In a Friday, March 4, 1966, Roswell Daily Record article, staff writer Jean Huff described Cumberland as “A New Town on a New Plan in New Mexico,” which is what they called their “start-up” community, and what they aspired to be.
Huff’s article reads further, “… The promoter of the community, the Reverend Richard Lewis, an evangelist described by some who knew him as ‘one of those people kids were scared of,’ arrived on the townsite in the early 1900s to build a ‘moral community’ along with a college.
“The reverend traveled a great deal, holding religious meetings throughout the southern United States to raise funds for the construction of ‘Cumberland College.’ However, some rumors indicate that in 1913, the Rev. Mr. Lewis vanished with the college funds tucked safely in his pocket.
“The plat of the townsite was filed in the Chaves County Courthouse in 1903 by the Cumberland City Real Estate Town, Trading, and Development Company, for which the Rev. Mr. Lewis was secretary.
“The plat described Cumberland as a famous fruit-growing country, with ‘cyclones unknown,’ in a ‘Colorado-like climate.’
“Near the bottom of the plat, in a ‘special features’ section, ‘the sale of intoxicants was forever prohibited.
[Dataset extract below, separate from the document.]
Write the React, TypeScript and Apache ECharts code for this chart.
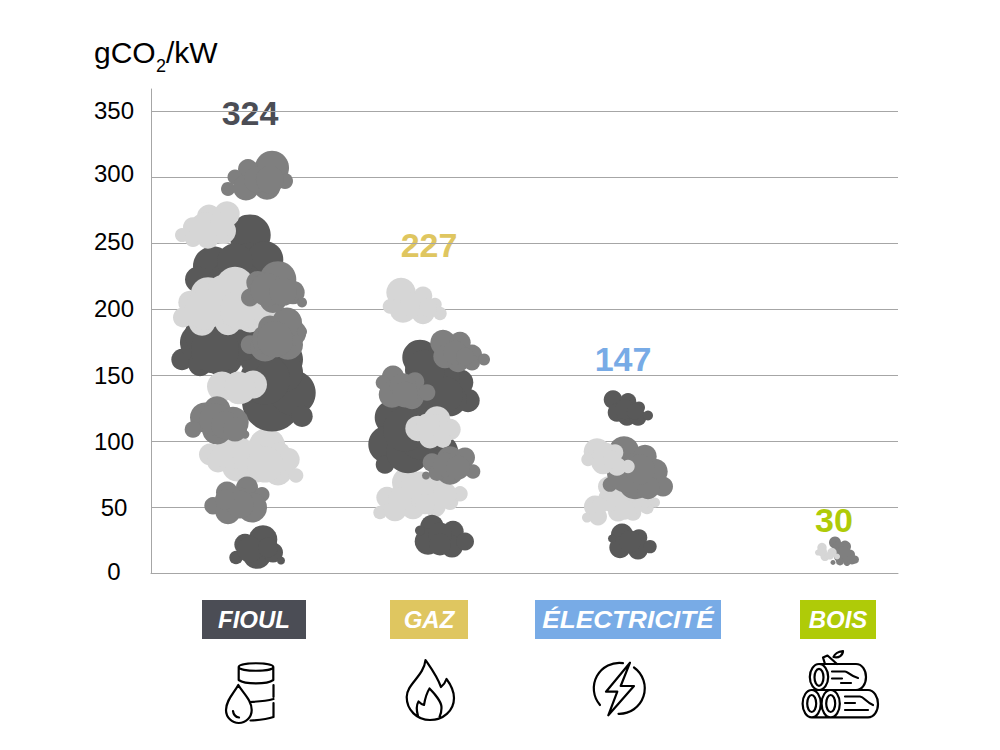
import React, { useEffect, useRef } from 'react';
import * as echarts from 'echarts';

const categories = ['FIOUL', 'GAZ', 'ÉLECTRICITÉ', 'BOIS'];
const totals = [324, 227, 147, 30];
const categoryColors = ['#4B4D55', '#DFC660', '#78ABE6', '#AFCB08'];
const yTicks = [0, 50, 100, 150, 200, 250, 300, 350];
const yLabelLift = [2, 0, 0, 0, 1, 2, 4, 1]; // the source nudges its tick labels by hand

// each puff is [x position, gCO2/kW, radius]
const fioulMidTop = [[272, 307, 17], [248, 306, 10], [235, 300, 7.5], [228, 291, 7], [246, 292, 13], [267, 293, 13.5], [285, 297, 8], [257, 298, 13], [270, 298, 14]];
const fioulDarkUpper = [[250, 256, 20.7], [213, 232.4, 20], [250, 235, 20], [265, 237.5, 18.3], [198, 222.4, 13], [235, 214.8, 30], [235, 236, 18]];
const fioulLightTop = [[227, 272, 12.7], [209, 270, 12], [193, 262, 10], [182, 256, 7], [193, 253, 8], [208, 254, 11], [223, 259, 13], [205, 261.8, 15], [222, 264, 12]];
const fioulLightBig = [[267, 95.8, 18.3], [210, 89.8, 11], [218, 84.5, 11], [237, 80.7, 15], [257, 80, 15], [278, 76.9, 14], [288, 86, 11.7], [296, 73.9, 7.3], [237, 91.3, 16.7], [280, 91.3, 10], [225, 89.8, 13], [250, 87.5, 17], [265, 82.2, 18]];
const fioulDarkRight = [[272, 130, 30], [293, 136.5, 22.7], [302, 118.8, 10.7], [283, 161.7, 20], [283, 152, 20], [265, 146.6, 25]];
const fioulDarkLower = [[182, 161.7, 10.7], [200, 174.6, 20], [200, 158, 11.7], [223, 164, 20], [250, 159.5, 9.3], [210, 180.7, 25], [240, 177, 22], [215, 169.3, 24]];
const fioulLightLarge = [[235, 217.3, 19.3], [208, 211, 17.3], [190, 205, 11.7], [183, 193.6, 10], [202, 189.8, 13.3], [228, 190, 13], [250, 192, 13], [273, 192, 11.7], [230, 202, 18.3], [257, 205, 16.7], [225, 211, 20], [205, 199.6, 20], [240, 199.6, 20], [265, 196, 12]];
const fioulMidLower = [[250, 173, 9.3], [265, 171.6, 15], [288, 173, 15], [293, 182, 13.3], [287, 189.8, 15], [302, 183, 5], [267, 177, 15], [270, 186, 12], [275, 177, 18]];
const fioulMidUpper = [[278, 222.4, 18.3], [258, 220, 11.7], [250, 208.7, 9], [273, 207.2, 13.5], [293, 212.5, 11.7], [302, 205, 5], [267, 214.8, 16.7], [283, 213, 14]];
const fioulLightSmall = [[253, 142.8, 14], [222, 141.3, 15], [238, 137.5, 12.7], [238, 142.8, 13], [240, 140, 16]];
const fioulMidThird = [[205, 117.8, 15], [217, 123.9, 13.3], [193, 108.7, 8.3], [217, 108.7, 15], [233, 114, 15.7], [245, 105, 4.3], [215, 116.3, 16], [225, 112, 14], [235, 108.7, 12]];
const fioulMidFourth = [[227, 61, 11], [247, 64.8, 11], [262, 59.5, 7.5], [213, 51, 8.7], [228, 46.6, 12.7], [252, 49.6, 15], [240, 55.7, 12], [240, 51.9, 14], [225, 55.7, 10]];
const fioulDarkBottom = [[263, 25.4, 14.3], [245, 21.6, 10.7], [236, 11.7, 6.7], [257, 14, 14.3], [273, 15.5, 10], [281, 9.5, 4], [250, 17.8, 13], [268, 19.3, 10]];

const gazLightTop = [[401, 212.5, 14.7], [423, 210, 9.3], [435, 203.4, 6.7], [440, 196.6, 6.7], [390, 202, 7.3], [403, 199.6, 13.3], [423, 197.4, 11.7], [412, 203.4, 12], [428, 201, 9]];
const gazLightLower = [[407, 68.6, 15], [387, 57.2, 10.7], [380, 45.8, 6.7], [395, 48, 11.7], [413, 49.6, 11.7], [435, 50.4, 10.7], [450, 54, 8.3], [460, 60, 7.7], [433, 63.3, 16.7], [420, 63.3, 18], [405, 59.5, 14], [400, 55.7, 12], [445, 59.5, 12], [425, 52, 10]];
const gazDarkUpper = [[420, 163.3, 17.7], [468, 130.7, 11.7], [460, 144.3, 13.3], [450, 131.4, 16.7], [427, 136.7, 23], [440, 150.4, 20], [445, 135.2, 18], [425, 154, 20]];
const gazDarkLower = [[392, 117.8, 17.3], [387, 97.4, 18.7], [385, 82.2, 9.3], [408, 92, 21.7], [410, 116.3, 20], [440, 91.3, 18.3], [420, 101.1, 20], [405, 108.7, 22]];
const gazMidLeft = [[393, 148.9, 11], [383, 144.3, 7.3], [392, 135.2, 13.3], [412, 133, 11.7], [415, 145, 9.3], [427, 136.7, 8.3], [403, 141.3, 13.3], [405, 135.2, 13]];
const gazMidTop = [[443, 174.6, 12.7], [460, 174.6, 10.7], [445, 164, 11.7], [458, 160.2, 10.7], [472, 165.5, 10], [472, 159.5, 8], [484, 161.7, 6], [455, 167, 12], [465, 164, 9]];
const gazLightMid = [[437, 116.3, 13.3], [418, 109.5, 12.7], [450, 108.7, 10.7], [430, 102.7, 11], [443, 101, 8.3], [435, 108.7, 15], [428, 112, 12]];
const gazMidLower = [[450, 86, 13.3], [465, 87.5, 10], [432, 83.7, 9.3], [450, 76.9, 13.3], [437, 76, 8.3], [473, 76.9, 7.3], [426, 73.9, 4], [445, 82.2, 12], [458, 79.9, 12]];
const gazDarkBottom = [[432, 35.2, 11.7], [428, 23.9, 13.3], [453, 31.4, 10.7], [452, 20, 11], [465, 23.9, 9], [420, 32.2, 5], [440, 29.2, 12], [440, 21.6, 11]];

const elecDarkTop = [[613, 131.4, 9.3], [628, 130, 8.3], [617, 121.6, 9.3], [627, 118.6, 9.3], [638, 117.8, 8.3], [639, 125.4, 6], [648, 119.3, 5], [625, 123.9, 10], [635, 122.3, 8]];
const elecLightLower = [[608, 65.5, 10], [595, 50.4, 11], [587, 42, 5], [598, 42.8, 9], [618, 46.6, 10], [633, 45.8, 8.3], [647, 49.6, 6.7], [655, 53.4, 5], [620, 58, 13.3], [610, 55.7, 12], [635, 55.7, 14], [625, 48, 10], [600, 51, 8], [645, 55.7, 8]];
const elecMid = [[624, 92, 15.3], [645, 88.3, 11.7], [655, 76.9, 12.7], [663, 65.5, 10], [635, 68.6, 16.7], [610, 67, 7.3], [648, 64.8, 11.7], [627, 76, 20], [640, 78.4, 15]];
const elecLightTop = [[597, 92, 13.3], [588, 86, 6.7], [603, 83.7, 11.7], [615, 91.3, 8.3], [617, 80.7, 9.3], [628, 80.7, 6.7], [605, 89.8, 12], [612, 86, 9]];
const elecDarkBottom = [[622, 29.2, 11], [620, 19.3, 10.7], [639, 26.9, 8.3], [638, 17.8, 10], [650, 20, 6.7], [612, 26.1, 4], [630, 23.9, 11]];

const boisMid = [[835, 23.1, 6], [845, 20, 6], [850, 14, 5], [855, 10.2, 4], [840, 12.5, 6], [847, 8, 3.5], [833, 8, 2.5], [838, 19.3, 6], [843, 14, 8], [852, 10.2, 5], [840, 8.8, 4]];
const boisLight = [[822, 19.3, 4.7], [818, 15.5, 3], [825, 12.5, 4.5], [832, 15.5, 4.7], [837, 12.5, 3], [822, 16.3, 5], [830, 13.2, 4]];

const DARK = '#595959';
const MID = '#7F7F7F';
const LIGHT = '#D6D6D6';

// painted in this order, later clouds cover earlier ones
const clouds: [number[][], string][] = [
  [fioulMidTop, MID],
  [fioulDarkUpper, DARK],
  [fioulLightTop, LIGHT],
  [fioulLightBig, LIGHT],
  [fioulDarkRight, DARK],
  [fioulDarkLower, DARK],
  [fioulLightLarge, LIGHT],
  [fioulMidLower, MID],
  [fioulMidUpper, MID],
  [fioulLightSmall, LIGHT],
  [fioulMidThird, MID],
  [fioulMidFourth, MID],
  [fioulDarkBottom, DARK],
  [gazLightTop, LIGHT],
  [gazLightLower, LIGHT],
  [gazDarkUpper, DARK],
  [gazDarkLower, DARK],
  [gazMidLeft, MID],
  [gazMidTop, MID],
  [gazLightMid, LIGHT],
  [gazMidLower, MID],
  [gazDarkBottom, DARK],
  [elecDarkTop, DARK],
  [elecLightLower, LIGHT],
  [elecMid, MID],
  [elecLightTop, LIGHT],
  [elecDarkBottom, DARK],
  [boisMid, MID],
  [boisLight, LIGHT],
];

echarts.graphic.registerShape('barrelIcon', echarts.graphic.extendPath(
  'M238.7 667C238.7 662 273.3 662 273.3 667C273.3 672 238.7 672 238.7 667ZM238.7 667V680C245 684.5 267 684.5 273.3 680V667M273.5 685V697M250 702C260 701.5 268 700.5 273.5 699M273.5 703V717C268 719 260 720 250.5 720.5M238.3 685C234 693 226 700 226 710C226 717.5 232 723 238.8 723C245.6 723 251.7 717.5 251.7 710C251.7 700 243 693 238.3 685ZM233 711C233.5 715 235.5 717 239 717.5',
  {},
) as any);
echarts.graphic.registerShape('flameIcon', echarts.graphic.extendPath(
  'M425.5 660C431 668 437 676 441 687C443.5 685 445.5 682 446.5 679C451 685 454 691 454 698C454 711 443 720 430 720C417 720 406.7 710 406.7 697C406.7 684 424 676 425.5 660ZM418 716C416 709 417 704 418.5 701.5C420 703 422 704.5 424 705C425 699 426 694 429.5 688.5C435 694 442 703 441.5 708C441.5 711 441 714 439.5 717',
  {},
) as any);
echarts.graphic.registerShape('boltIcon', echarts.graphic.extendPath(
  'M623 663.1A25.5 25.5 0 0 0 600 705M634 667.5A25.5 25.5 0 0 1 618.5 713.8M630 662.7L606 691.7H617.3L608.3 715.3L634 686H620.7Z',
  {},
) as any);
echarts.graphic.registerShape('logsIcon', echarts.graphic.extendPath(
  'M819 664A9.2 13 0 1 0 819 690A9.2 13 0 1 0 819 664ZM819 668.8A4.5 8.5 0 1 0 819 685.8A4.5 8.5 0 1 0 819 668.8ZM819 664H856C862 664 866 670 866 677C866 684 862 690 856 690H840M811.7 690A9 13.5 0 1 0 811.7 717.3A9 13.5 0 1 0 811.7 690ZM811.7 695A4.5 8.5 0 1 0 811.7 712A4.5 8.5 0 1 0 811.7 695ZM830.7 690A9 13.5 0 1 0 830.7 717.3A9 13.5 0 1 0 830.7 690ZM830.7 695A4.5 8.5 0 1 0 830.7 712A4.5 8.5 0 1 0 830.7 695ZM811.7 690H868C874 690 878 697 878 704C878 711 874 717.3 868 717.3H811.7M832 671.5H845C848 671.5 850 676 858 678M832 678.5H842M841 683H851M845 696.5H860C864 697 866 702 873 705M845 703H855M845 710H868M825 664L823 657.5L827.5 655.5L837 664M833.5 657C835 653 839 651.5 843 651C843 655 839 658.5 833.5 657Z',
  {},
) as any);

const iconNames = ['barrelIcon', 'flameIcon', 'boltIcon', 'logsIcon'];
const chipBoxes = [[202, 104], [390, 78], [535, 186], [800, 76]];
const totalSpots = [[250, 113], [429, 245], [623, 359], [834, 520]];
const chipStretch = [1, 1, 1.09, 1];

const App: React.FC = () => {
  const chartRef = useRef<HTMLDivElement | null>(null);

  useEffect(() => {
    if (!chartRef.current) return;
    const myChart = echarts.init(chartRef.current, undefined, { renderer: 'svg' });

    const font = 'Liberation Sans, Arial, sans-serif';
    const unitStyle = { fill: '#000', fontFamily: font, verticalAlign: 'middle' };
    const graphicElements: any[] = [
      { type: 'text', x: 94, y: 52, style: { ...unitStyle, text: 'gCO', fontSize: 30 } },
      { type: 'text', x: 156, y: 66, style: { ...unitStyle, text: '2', fontSize: 18 } },
      { type: 'text', x: 166, y: 52, style: { ...unitStyle, text: '/kW', fontSize: 30 } },
    ];

    categories.forEach((name, i) => {
      const [chipX, chipW] = chipBoxes[i];
      graphicElements.push({
        type: 'rect',
        shape: { x: chipX, y: 600, width: chipW, height: 39 },
        style: { fill: categoryColors[i] },
      });
      graphicElements.push({
        type: 'text',
        x: chipX + chipW / 2,
        y: 619.5,
        scaleX: chipStretch[i],
        style: {
          text: name,
          fill: '#fff',
          fontFamily: font,
          fontSize: 24,
          fontWeight: 'bold',
          fontStyle: 'italic',
          align: 'center',
          verticalAlign: 'middle',
        },
      });
      graphicElements.push({
        type: 'text',
        x: totalSpots[i][0],
        y: totalSpots[i][1],
        style: {
          text: String(totals[i]),
          fill: categoryColors[i],
          fontFamily: font,
          fontSize: 34,
          fontWeight: 'bold',
          align: 'center',
          verticalAlign: 'middle',
        },
      });
      graphicElements.push({
        type: iconNames[i],
        x: 0,
        y: 0,
        style: { fill: 'none', stroke: '#000', lineWidth: 2.2, lineCap: 'round', lineJoin: 'round' },
      });
    });

    const liftStyles: Record<string, object> = {};
    yLabelLift.forEach((lift) => {
      liftStyles['up' + lift] = {
        fontFamily: font,
        fontSize: 24,
        color: '#000',
        padding: [0, 0, lift * 2, 0],
      };
    });

    const option = {
      animation: false,
      backgroundColor: '#fff',
      grid: { left: 151, right: 102, top: 89, height: 484 },
      xAxis: {
        type: 'value',
        min: 151,
        max: 898,
        axisLine: { show: true, lineStyle: { color: '#A6A6A6', width: 1 } },
        axisTick: { show: false },
        axisLabel: { show: false },
        splitLine: { show: false },
      },
      yAxis: {
        type: 'value',
        min: 0,
        max: 366.67,
        interval: 50,
        axisLine: { show: true, lineStyle: { color: '#A6A6A6', width: 1 } },
        axisTick: { show: false },
        axisLabel: {
          margin: 37,
          align: 'center',
          color: '#000',
          fontFamily: font,
          fontSize: 24,
          showMaxLabel: false,
          rich: liftStyles,
          formatter: (v: number) => {
            const i = yTicks.indexOf(v);
            return i < 0 ? '' : `{up${yLabelLift[i]}|${v}}`;
          },
        },
        splitLine: { show: true, showMaxLine: false, lineStyle: { color: '#A6A6A6', width: 1 } },
      },
      series: clouds.map(([puffs, color]) => ({
        type: 'scatter',
        silent: true,
        symbol: 'circle',
        symbolSize: (d: number[]) => d[2] * 2,
        itemStyle: { color, opacity: 1 },
        data: puffs,
      })),
      graphic: { elements: graphicElements },
    };

    myChart.setOption(option as any);

    return () => {
      myChart.dispose();
    };
  }, []);

  return <div ref={chartRef} style={{ position: 'fixed', left: 0, top: 0, width: 1000, height: 750 }} />;
};

export default App;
The avenues are all named for noble Christian women, the streets for Godly men. Six little parks for public use … room for all good people — none for the bad ones,’ it says.
“The townsite, about halfway between Roswell and Dexter was split by the Santa Fe railroad, then called the Pecos Valley and North Eastern railroad.
“People from the East and Midwest began drifting to the new town. Professor and Mrs. W. F. Welty arrived in Cumberland from their home in Arkansas. Welty was apparently summoned by the Rev. Lewis to teach in Cumberland College when it opened. Mrs. Welty was a music teacher.
“A post office — general store, was established August 14, 1907. In 1909, members of the community banded together to construct Cumberland’s church. A little parsonage followed — and at the same time, Cumberland’s 14-room, two-story hotel was opened.
“Homes sprung up here and there.
“John Haddon of Roswell, who moved to Cumberland with his family in 1902, says the ‘college was in talk’ in 1909. Professor Welty later conducted several college-level courses in the Rev. Mr. Lewis‘s home, which was described by Mrs. Glenn Wheeler of Roswell as containing ‘nine to 12 rooms in its 20-foot high structure.’
“An orchard planted in 1910, near the Rev. Mr. Lewis’ tall cement-block residence, fitted into the college’s work-study program. Students were to work in the orchard and at the same time attend college classes. Early residents recall the apple orchard covered some 160 acres.
“But life in Cumberland was not all educationally oriented. The professor’s wife, Mrs. Welty, frequently threw ‘Christian endeavor parties, in the hotel and church,’ Mrs. Wheeler said. ‘But there were no such thing as dances, Welty and Lewis wouldn’t stand for it.’
“Ellis Whitney of Roswell, who arrived on the townsite in 1913, said he was baptized in the Cumberland Presbyterian church, only ‘minutes after the preacher married my brother and his sweetheart.’ He recalls Rev. Lewis as a medium-size, square-shouldered man who was ‘always out of town drumming and promoting.’
“Early day residents remember traveling into Cumberland proper, via horse and buggy over rough roads dotted with ‘salt bumps.’
“The little town enjoyed some growth for a short period. E.R. Duval, who migrated to Cumberland for his health in 1908, said at one time the hotel was ‘overrun with people here for health reasons.’ Cumberland’s assistant postmaster for a short period, Duval recalls ‘a little friction between Welty and Lewis. ‘I was friends of both men and wasn’t supposed to know … I never asked questions,’ he said.
“The post office served approximately 50 of the area residents, according to Mrs. James Young of Roswell. Mrs. Young’s late husband was postmaster from 1911 to 1917. She remembers the ‘train chugging by and without stopping the vehicle, the conductor grabbed the mailbag, hanging on a crane very near the railroad tracks … the incoming mail was thrown off the train. …’
“But soon things quieted, and the little community begin to decline in the early 1920s.
“The college foundation was never laid, even though Cumberland’s residents had hauled in 100 yards of gravel. The orchard faded from lack of water. Turbine pumps, which could have brought the water to the surface, were not yet in existence.
“The church was torn down, the general store was moved. On February 15, 1933, Cumberland’s post office was closed, and mail was routed to Dexter.
“And in 1935, late one night, the hotel which was owned by Welty, burned to the ground. The remains of the old structure lie between the Y made by the old and the new Dexter highway about 9 miles south of Roswell.
“Professor Welty, who early residents said, ‘worked himself to death on the college,’ met a tragic end one day as he crossed the road to get his mail and was struck by a passing car.
“Today, the tall yellow weeds rise feet above the ground, hiding the old foundation from sight. Scattered on the ground are pieces of thickened glass, fused by the heat of the fire and purple with age. One can find large chunks of tile which perhaps lined the hotel fireplace — and halved doorknobs.
“Ten strong foundation rocks — the basis of the church — still stand about 300 yards due east of the hotel site.
“Travelers pass by the early site only yards off the busy highway. However, Cumberland’s remains are so small they scarcely fracture the landscape.”
“Time is like a handful of sand — the tighter you grasp it, the faster it runs through your fingers” — anonymous.